# just done



## bassinjody (Aug 25, 2005)

the first two baits are just repaints, the third one is a weedless bait or at least i hope so ,painted with na copper paint and a little flip flop paint .the the forth on also painted with flip flop paint dives about 8 ft nice wobble 































.


----------



## freyedknot (Apr 10, 2004)

nice work , i have some i should repaint,hmmm


----------



## Rowhunter (Jun 21, 2007)

Very nice Jody, I love the effect on the third one, is that weedless? That's a great idea. The last one looks like a baby bass, very nice!

Douglas


----------



## vc1111 (Apr 13, 2004)

Nice work, Jody. That top one has some nice delicate fades on the stripes.
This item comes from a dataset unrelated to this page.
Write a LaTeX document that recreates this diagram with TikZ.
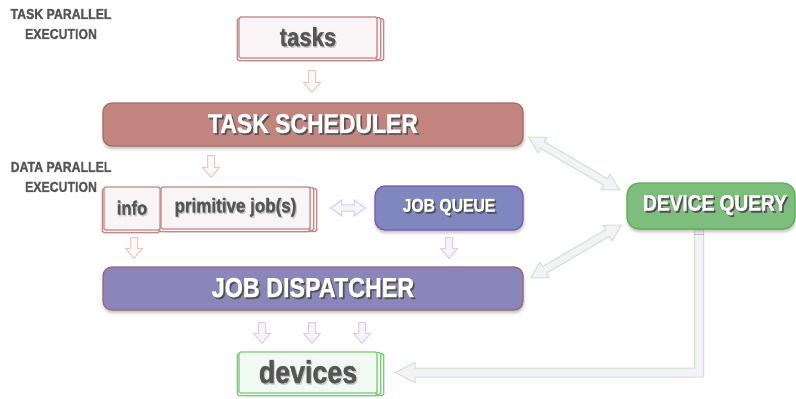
\documentclass[tikz,border=0pt]{standalone}
\usepackage{fontspec}
\setmainfont{Liberation Sans Bold}[FakeStretch=0.85, FakeBold=1.2]
\usetikzlibrary{calc,shadows.blur,backgrounds}
\definecolor{pinkln}{HTML}{C48886}
\definecolor{pinkbg}{HTML}{F9F4F6}
\definecolor{schedbg}{HTML}{C2847E}
\definecolor{schedln}{HTML}{A56C68}
\definecolor{jqbg}{HTML}{8087BF}
\definecolor{jqln}{HTML}{7A56B4}
\definecolor{dispbg}{HTML}{8A85BB}
\definecolor{displn}{HTML}{A2646C}
\definecolor{dqbg}{HTML}{7EBE7C}
\definecolor{dqln}{HTML}{58AD56}
\definecolor{devbg}{HTML}{F2F8F2}
\definecolor{devln}{HTML}{7DCA7B}
\definecolor{txtgray}{HTML}{555555}
\definecolor{parrowln}{HTML}{E6C6C6}
\definecolor{parrowbg}{HTML}{FCF7F8}
\definecolor{varrowln}{HTML}{D9CBEA}
\definecolor{varrowbg}{HTML}{F7F3FB}
\definecolor{garrowln}{HTML}{C9E5C7}
\definecolor{garrowbg}{HTML}{F4F2F8}
\newcommand{\wtxt}[1]{\rlap{\kern1.6pt\raisebox{-1.8pt}{\textcolor{black!68}{#1}}}\textcolor{white}{#1}}
\newcommand{\gtxt}[1]{\rlap{\kern1.2pt\raisebox{-1.5pt}{\textcolor{black!22}{#1}}}\textcolor{txtgray}{#1}}
% single block arrow: style, A, B, shaft half, head half, head length
\newcommand{\sarrow}[6]{%
  \coordinate (sa-h) at ($(#3)!#6!(#2)$);
  \path[#1] ($(#2)!#4!90:(#3)$) -- ($(sa-h)!#4!90:(#3)$) -- ($(sa-h)!#5!90:(#3)$) -- (#3)
    -- ($(sa-h)!#5!-90:(#3)$) -- ($(sa-h)!#4!-90:(#3)$) -- ($(#2)!#4!-90:(#3)$) -- cycle;}
% double block arrow
\newcommand{\darrow}[6]{%
  \coordinate (da-1) at ($(#2)!#6!(#3)$);
  \coordinate (da-2) at ($(#3)!#6!(#2)$);
  \path[#1] (#2) -- ($(da-1)!#5!90:(#3)$) -- ($(da-1)!#4!90:(#3)$) -- ($(da-2)!#4!90:(#3)$)
    -- ($(da-2)!#5!90:(#3)$) -- (#3) -- ($(da-2)!#5!-90:(#3)$) -- ($(da-2)!#4!-90:(#3)$)
    -- ($(da-1)!#4!-90:(#3)$) -- ($(da-1)!#5!-90:(#3)$) -- cycle;}
\begin{document}
\begin{tikzpicture}[x=1pt,y=-1pt,
  bigbox/.style={rounded corners=9pt, minimum width=420pt, minimum height=43pt, line width=1.2pt, inner sep=0pt,
    blur shadow={shadow xshift=0.5pt, shadow yshift=-2.5pt, shadow blur radius=3pt, shadow opacity=30}},
  stackbox/.style={rounded corners=1.5pt, line width=1.3pt, inner sep=0pt},
  sidelabel/.style={align=center, text=txtgray, font=\fontsize{14.5}{20}\selectfont},
  blk/.style={line width=1pt, line join=miter},
  parrow/.style={blk, draw=parrowln, fill=parrowbg},
  varrow/.style={blk, draw=varrowln, fill=varrowbg},
  garrow/.style={blk, draw=garrowln, fill=garrowbg}]
\useasboundingbox (0,0) rectangle (796,399);

% side labels
\node[sidelabel] (tpe) at (61,24) {TASK PARALLEL\\EXECUTION};
\node[sidelabel] (dpe) at (61,177) {DATA PARALLEL\\EXECUTION};

% tasks
\node[stackbox, draw=pinkln, fill=pinkbg, minimum width=138pt, minimum height=41pt,
  font=\fontsize{26}{28}\selectfont] (tasks) at (308,37.5) {\gtxt{tasks}};

% task scheduler
\node[bigbox, draw=schedln, fill=schedbg, font=\fontsize{27}{29}\selectfont] (sched) at (313,124.5) {\wtxt{TASK SCHEDULER}};

% info and primitive jobs
\node[stackbox, draw=pinkln, fill=pinkbg, minimum width=56pt, minimum height=43pt,
  font=\fontsize{19.5}{21}\selectfont] (info) at (132,208.5) {\gtxt{info}};
\node[stackbox, draw=pinkln, fill=pinkbg, minimum width=149pt, minimum height=42pt,
  font=\fontsize{20}{22}\selectfont] (prim) at (235.5,208) {\gtxt{primitive job(s)}};

% job queue
\node[bigbox, rounded corners=10pt, minimum width=148pt, minimum height=44pt, draw=jqln, fill=jqbg,
  font=\fontsize{18.5}{20}\selectfont] (jq) at (449,208) {\wtxt{JOB QUEUE}};

% job dispatcher
\node[bigbox, draw=displn, fill=dispbg, font=\fontsize{27.4}{29}\selectfont] (disp) at (313,288.5) {\wtxt{JOB DISPATCHER}};

% devices
\node[stackbox, draw=devln, fill=devbg, minimum width=138pt, minimum height=41pt,
  font=\fontsize{31.5}{33}\selectfont] (devices) at (308,372.5) {\gtxt{devices}};

% green L-shaped arrow (drawn before device query box)
\coordinate (lstart) at (699,229);
\coordinate (ltip) at (395,372.5);
\path[garrow] (ltip) -- ($(ltip)+(20,-10)$) -- ($(ltip)+(20,-4.5)$) -- ($(lstart |- ltip)+(-4.5,-4.5)$)
  -- ($(lstart)+(-4.5,0)$) -- ($(lstart)+(4.5,0)$) -- ($(lstart |- ltip)+(4.5,4.5)$)
  -- ($(ltip)+(20,4.5)$) -- ($(ltip)+(20,10)$) -- cycle;

% device query
\node[bigbox, rounded corners=12pt, minimum width=168pt, minimum height=46pt, draw=dqln, fill=dqbg,
  font=\fontsize{22.5}{24}\selectfont] (dq) at (711,206) {\kern8pt\wtxt{DEVICE QUERY}};

% stacks behind
\begin{pgfonlayer}{background}
  \foreach \d in {6,3} {
    \draw[stackbox, draw=pinkln, fill=pinkbg] ($(tasks.north west)+(\d,0.4*\d)$) rectangle ($(tasks.south east)+(\d,0.3*\d)$);
    \draw[stackbox, draw=pinkln, fill=pinkbg] ($(prim.north west)+(\d,0.4*\d)$) rectangle ($(prim.south east)+(\d,0.3*\d)$);
    \draw[stackbox, draw=devln, fill=devbg] ($(devices.north west)+(\d,0.4*\d)$) rectangle ($(devices.south east)+(\d,0.3*\d)$);
  }
  \draw[stackbox, draw=pinkln, fill=pinkbg] ($(tasks.north west)+(-1,2)$) rectangle ($(tasks.south east)+(-1,2)$);
  \draw[stackbox, draw=pinkln, fill=pinkbg] ($(info.north west)+(-1,2)$) rectangle ($(info.south east)+(-1,2)$);
  \draw[stackbox, draw=pinkln, fill=pinkbg] ($(prim.north west)+(-1,2)$) rectangle ($(prim.south east)+(-1,2)$);
  \draw[stackbox, draw=devln, fill=devbg] ($(devices.north west)+(-1,2)$) rectangle ($(devices.south east)+(-1,2)$);
\end{pgfonlayer}

% arrows
\coordinate (a1s) at ($(tasks.south)+(4,12)$);
\coordinate (a1e) at ($(sched.north)+(-1,-10)$);
\sarrow{parrow}{a1s}{a1e}{3.5pt}{8.5pt}{10pt}
\coordinate (a2s) at ($(sched.south)+(-102,9)$);
\coordinate (a2e) at ($(prim.north)+(-24.5,-9)$);
\sarrow{parrow}{a2s}{a2e}{3.5pt}{8.5pt}{10pt}
\coordinate (a3s) at ($(info.south)+(2,7)$);
\coordinate (a3e) at ($(disp.north)+(-179,-8)$);
\sarrow{parrow}{a3s}{a3e}{3.5pt}{8.5pt}{10pt}
\coordinate (a4s) at ($(jq.south)+(0,7)$);
\coordinate (a4e) at ($(disp.north)+(136,-8)$);
\sarrow{varrow}{a4s}{a4e}{3.5pt}{8.5pt}{10pt}
\foreach \dx [count=\i] in {-51,-1,49} {
  \coordinate (b\i s) at ($(disp.south)+(\dx,12)$);
  \coordinate (b\i e) at ($(devices.north)+(\dx+5,-8)$);
  \sarrow{varrow}{b\i s}{b\i e}{3.5pt}{8.5pt}{10pt}
}
\coordinate (h1) at ($(prim.east)+(20,0)$);
\coordinate (h2) at ($(jq.west)+(-9,0)$);
\darrow{varrow}{h1}{h2}{3.2pt}{8pt}{11pt}
\coordinate (g1s) at ($(sched.east)+(5,12.5)$);
\coordinate (g1e) at ($(dq.west)+(-7,-16)$);
\darrow{garrow}{g1s}{g1e}{3.8pt}{9pt}{16pt}
\coordinate (g2s) at ($(disp.east)+(7,-10.5)$);
\coordinate (g2e) at ($(dq.west)+(-5,19)$);
\darrow{garrow}{g2s}{g2e}{3.8pt}{9pt}{16pt}
\end{tikzpicture}
\end{document}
That third one is really slick too. Never thought of a weedless crank. Post a report on how it works.


----------



## fugarwi7 (Sep 20, 2006)

I have to agree...the first one has a great paint job and the third one is really nice...I like everything about it, especially the subtle blends of colors on the side.


----------



## bassinjody (Aug 25, 2005)

thanks guys for the kind words is was painted with ps900 what a great airbrush sure beats my old paasch f series . ill let u guys know hopefully in a couple weeks how the weedless bait does.


----------



## dewbug (Feb 5, 2009)

Very good looking baits.


----------